Mexico has not yet announced a date for his deportation.

Couch was sentenced to 10 years of drug-and-alcohol-free probation for intoxication manslaughter, a punishment condemned by critics as privilege rewarded with leniency. He now faces the prospect of U.S. charges for violating his probation.

During the trial, a psychologist sparked outrage by saying in his defense that Couch was so wealthy and spoiled he could not tell the difference between right and wrong - hence, he was suffering from "affluenza."

Tarrant County, Texas, prosecutors say Couch is responsible for his own absence by fleeing to Mexico.

His mother was returned to Texas and faces a third-degree felony charge for helping her son to flee. If convicted, she could receive a 10-year prison sentence.

Tarrant County Sheriff Dee Anderson said he had not yet been notified when Couch would return. U.S. marshals are in Mexico waiting to bring him back, he added. Upon arrival, Couch will be placed in juvenile detention, Anderson said.
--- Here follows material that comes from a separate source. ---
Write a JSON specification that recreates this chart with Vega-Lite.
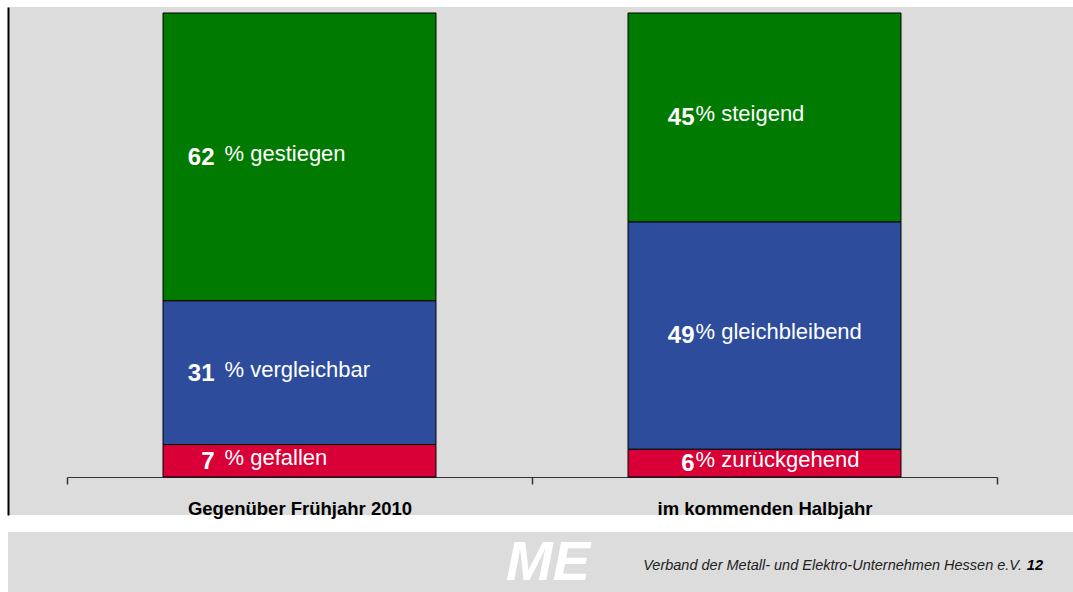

If Couch is found to have violated his probation, he could be held in adult detention for about four months.

He faces a detention hearing in Fort Worth on Feb. 19 to determine if his case will be transferred to the adult system. Tarrant County prosecutors are looking into whether he could face additional charges.

Couch has been being held in a migrants' detention center in Mexico City, and though he would have liked a more comfortable place, he "never complained", his lawyer said.

"The last time I saw him, he felt very optimistic about returning back home," Benitez said.